start DATA SEGMENT
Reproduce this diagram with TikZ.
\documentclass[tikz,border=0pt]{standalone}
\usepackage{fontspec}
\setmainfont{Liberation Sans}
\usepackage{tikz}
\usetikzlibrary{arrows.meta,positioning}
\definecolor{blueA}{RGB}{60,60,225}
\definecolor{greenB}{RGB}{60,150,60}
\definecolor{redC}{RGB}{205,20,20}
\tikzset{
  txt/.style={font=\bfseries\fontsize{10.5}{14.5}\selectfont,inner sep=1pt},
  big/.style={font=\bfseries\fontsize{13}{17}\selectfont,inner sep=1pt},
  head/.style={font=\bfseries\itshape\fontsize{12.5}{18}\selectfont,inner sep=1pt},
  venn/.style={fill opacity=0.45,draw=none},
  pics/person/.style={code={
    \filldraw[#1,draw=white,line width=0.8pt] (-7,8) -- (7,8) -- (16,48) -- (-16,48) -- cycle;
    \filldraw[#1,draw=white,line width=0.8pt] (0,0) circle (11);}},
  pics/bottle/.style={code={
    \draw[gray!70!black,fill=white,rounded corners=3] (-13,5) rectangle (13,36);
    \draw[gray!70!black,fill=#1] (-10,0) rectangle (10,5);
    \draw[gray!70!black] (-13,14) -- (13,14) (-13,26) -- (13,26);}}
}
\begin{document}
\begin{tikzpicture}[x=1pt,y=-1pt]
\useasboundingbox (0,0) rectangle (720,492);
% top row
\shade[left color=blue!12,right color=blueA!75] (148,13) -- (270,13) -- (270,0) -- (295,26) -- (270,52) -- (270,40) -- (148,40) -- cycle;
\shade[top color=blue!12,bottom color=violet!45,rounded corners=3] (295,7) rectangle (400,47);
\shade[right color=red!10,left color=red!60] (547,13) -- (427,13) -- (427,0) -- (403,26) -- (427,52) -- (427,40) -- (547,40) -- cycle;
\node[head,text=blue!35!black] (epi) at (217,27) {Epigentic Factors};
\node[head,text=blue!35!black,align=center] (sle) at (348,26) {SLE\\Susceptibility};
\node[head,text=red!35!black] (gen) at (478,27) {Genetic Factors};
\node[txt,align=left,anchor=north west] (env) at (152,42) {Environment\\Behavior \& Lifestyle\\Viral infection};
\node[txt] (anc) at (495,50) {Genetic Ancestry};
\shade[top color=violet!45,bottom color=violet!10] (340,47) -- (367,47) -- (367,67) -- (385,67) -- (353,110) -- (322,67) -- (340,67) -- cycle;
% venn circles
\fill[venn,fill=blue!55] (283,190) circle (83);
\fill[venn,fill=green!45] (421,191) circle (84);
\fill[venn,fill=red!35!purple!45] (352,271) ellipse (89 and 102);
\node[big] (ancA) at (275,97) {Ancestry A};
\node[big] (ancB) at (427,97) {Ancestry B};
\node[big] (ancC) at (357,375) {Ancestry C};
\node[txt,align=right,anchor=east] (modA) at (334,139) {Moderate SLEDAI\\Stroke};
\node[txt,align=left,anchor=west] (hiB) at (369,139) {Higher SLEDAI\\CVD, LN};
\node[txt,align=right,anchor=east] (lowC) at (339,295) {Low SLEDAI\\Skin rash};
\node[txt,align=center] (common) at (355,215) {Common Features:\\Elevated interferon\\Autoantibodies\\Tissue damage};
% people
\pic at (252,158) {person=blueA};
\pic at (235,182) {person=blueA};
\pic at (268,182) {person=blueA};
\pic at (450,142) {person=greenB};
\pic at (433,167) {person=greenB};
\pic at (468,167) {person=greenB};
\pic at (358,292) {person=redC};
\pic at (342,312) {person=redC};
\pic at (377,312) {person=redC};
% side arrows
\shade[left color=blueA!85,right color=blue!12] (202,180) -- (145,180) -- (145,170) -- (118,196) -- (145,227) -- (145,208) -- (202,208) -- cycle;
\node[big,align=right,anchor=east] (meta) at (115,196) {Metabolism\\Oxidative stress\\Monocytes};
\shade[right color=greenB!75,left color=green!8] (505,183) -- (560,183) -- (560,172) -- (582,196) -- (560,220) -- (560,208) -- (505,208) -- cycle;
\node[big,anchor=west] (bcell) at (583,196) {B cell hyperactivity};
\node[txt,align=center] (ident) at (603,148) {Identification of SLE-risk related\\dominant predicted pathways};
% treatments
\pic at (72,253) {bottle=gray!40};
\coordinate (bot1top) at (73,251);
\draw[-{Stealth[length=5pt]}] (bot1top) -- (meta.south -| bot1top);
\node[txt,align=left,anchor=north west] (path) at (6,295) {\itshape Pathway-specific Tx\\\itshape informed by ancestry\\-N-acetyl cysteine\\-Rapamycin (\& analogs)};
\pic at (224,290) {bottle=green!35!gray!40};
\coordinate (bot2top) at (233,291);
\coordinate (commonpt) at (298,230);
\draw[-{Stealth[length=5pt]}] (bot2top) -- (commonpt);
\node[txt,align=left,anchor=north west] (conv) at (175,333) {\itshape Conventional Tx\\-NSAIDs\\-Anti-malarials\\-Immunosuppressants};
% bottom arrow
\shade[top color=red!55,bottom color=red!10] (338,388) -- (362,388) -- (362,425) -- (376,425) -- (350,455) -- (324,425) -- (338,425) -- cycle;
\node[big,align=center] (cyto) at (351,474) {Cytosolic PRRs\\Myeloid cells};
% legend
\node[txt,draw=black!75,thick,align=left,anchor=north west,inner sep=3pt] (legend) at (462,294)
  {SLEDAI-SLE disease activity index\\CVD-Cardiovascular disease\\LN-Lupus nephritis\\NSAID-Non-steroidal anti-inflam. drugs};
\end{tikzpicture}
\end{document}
end DATA SEGMENT
**THE REQUEST**
Make an exact copy of every line in the data.

**RESPONSE TO THE TASK**
Reproduce this diagram with TikZ.
\documentclass[tikz,border=0pt]{standalone}
\usepackage{fontspec}
\setmainfont{Liberation Sans}
\usepackage{tikz}
\usetikzlibrary{arrows.meta,positioning}
\definecolor{blueA}{RGB}{60,60,225}
\definecolor{greenB}{RGB}{60,150,60}
\definecolor{redC}{RGB}{205,20,20}
\tikzset{
  txt/.style={font=\bfseries\fontsize{10.5}{14.5}\selectfont,inner sep=1pt},
  big/.style={font=\bfseries\fontsize{13}{17}\selectfont,inner sep=1pt},
  head/.style={font=\bfseries\itshape\fontsize{12.5}{18}\selectfont,inner sep=1pt},
  venn/.style={fill opacity=0.45,draw=none},
  pics/person/.style={code={
    \filldraw[#1,draw=white,line width=0.8pt] (-7,8) -- (7,8) -- (16,48) -- (-16,48) -- cycle;
    \filldraw[#1,draw=white,line width=0.8pt] (0,0) circle (11);}},
  pics/bottle/.style={code={
    \draw[gray!70!black,fill=white,rounded corners=3] (-13,5) rectangle (13,36);
    \draw[gray!70!black,fill=#1] (-10,0) rectangle (10,5);
    \draw[gray!70!black] (-13,14) -- (13,14) (-13,26) -- (13,26);}}
}
\begin{document}
\begin{tikzpicture}[x=1pt,y=-1pt]
\useasboundingbox (0,0) rectangle (720,492);
% top row
\shade[left color=blue!12,right color=blueA!75] (148,13) -- (270,13) -- (270,0) -- (295,26) -- (270,52) -- (270,40) -- (148,40) -- cycle;
\shade[top color=blue!12,bottom color=violet!45,rounded corners=3] (295,7) rectangle (400,47);
\shade[right color=red!10,left color=red!60] (547,13) -- (427,13) -- (427,0) -- (403,26) -- (427,52) -- (427,40) -- (547,40) -- cycle;
\node[head,text=blue!35!black] (epi) at (217,27) {Epigentic Factors};
\node[head,text=blue!35!black,align=center] (sle) at (348,26) {SLE\\Susceptibility};
\node[head,text=red!35!black] (gen) at (478,27) {Genetic Factors};
\node[txt,align=left,anchor=north west] (env) at (152,42) {Environment\\Behavior \& Lifestyle\\Viral infection};
\node[txt] (anc) at (495,50) {Genetic Ancestry};
\shade[top color=violet!45,bottom color=violet!10] (340,47) -- (367,47) -- (367,67) -- (385,67) -- (353,110) -- (322,67) -- (340,67) -- cycle;
% venn circles
\fill[venn,fill=blue!55] (283,190) circle (83);
\fill[venn,fill=green!45] (421,191) circle (84);
\fill[venn,fill=red!35!purple!45] (352,271) ellipse (89 and 102);
\node[big] (ancA) at (275,97) {Ancestry A};
\node[big] (ancB) at (427,97) {Ancestry B};
\node[big] (ancC) at (357,375) {Ancestry C};
\node[txt,align=right,anchor=east] (modA) at (334,139) {Moderate SLEDAI\\Stroke};
\node[txt,align=left,anchor=west] (hiB) at (369,139) {Higher SLEDAI\\CVD, LN};
\node[txt,align=right,anchor=east] (lowC) at (339,295) {Low SLEDAI\\Skin rash};
\node[txt,align=center] (common) at (355,215) {Common Features:\\Elevated interferon\\Autoantibodies\\Tissue damage};
% people
\pic at (252,158) {person=blueA};
\pic at (235,182) {person=blueA};
\pic at (268,182) {person=blueA};
\pic at (450,142) {person=greenB};
\pic at (433,167) {person=greenB};
\pic at (468,167) {person=greenB};
\pic at (358,292) {person=redC};
\pic at (342,312) {person=redC};
\pic at (377,312) {person=redC};
% side arrows
\shade[left color=blueA!85,right color=blue!12] (202,180) -- (145,180) -- (145,170) -- (118,196) -- (145,227) -- (145,208) -- (202,208) -- cycle;
\node[big,align=right,anchor=east] (meta) at (115,196) {Metabolism\\Oxidative stress\\Monocytes};
\shade[right color=greenB!75,left color=green!8] (505,183) -- (560,183) -- (560,172) -- (582,196) -- (560,220) -- (560,208) -- (505,208) -- cycle;
\node[big,anchor=west] (bcell) at (583,196) {B cell hyperactivity};
\node[txt,align=center] (ident) at (603,148) {Identification of SLE-risk related\\dominant predicted pathways};
% treatments
\pic at (72,253) {bottle=gray!40};
\coordinate (bot1top) at (73,251);
\draw[-{Stealth[length=5pt]}] (bot1top) -- (meta.south -| bot1top);
\node[txt,align=left,anchor=north west] (path) at (6,295) {\itshape Pathway-specific Tx\\\itshape informed by ancestry\\-N-acetyl cysteine\\-Rapamycin (\& analogs)};
\pic at (224,290) {bottle=green!35!gray!40};
\coordinate (bot2top) at (233,291);
\coordinate (commonpt) at (298,230);
\draw[-{Stealth[length=5pt]}] (bot2top) -- (commonpt);
\node[txt,align=left,anchor=north west] (conv) at (175,333) {\itshape Conventional Tx\\-NSAIDs\\-Anti-malarials\\-Immunosuppressants};
% bottom arrow
\shade[top color=red!55,bottom color=red!10] (338,388) -- (362,388) -- (362,425) -- (376,425) -- (350,455) -- (324,425) -- (338,425) -- cycle;
\node[big,align=center] (cyto) at (351,474) {Cytosolic PRRs\\Myeloid cells};
% legend
\node[txt,draw=black!75,thick,align=left,anchor=north west,inner sep=3pt] (legend) at (462,294)
  {SLEDAI-SLE disease activity index\\CVD-Cardiovascular disease\\LN-Lupus nephritis\\NSAID-Non-steroidal anti-inflam. drugs};
\end{tikzpicture}
\end{document}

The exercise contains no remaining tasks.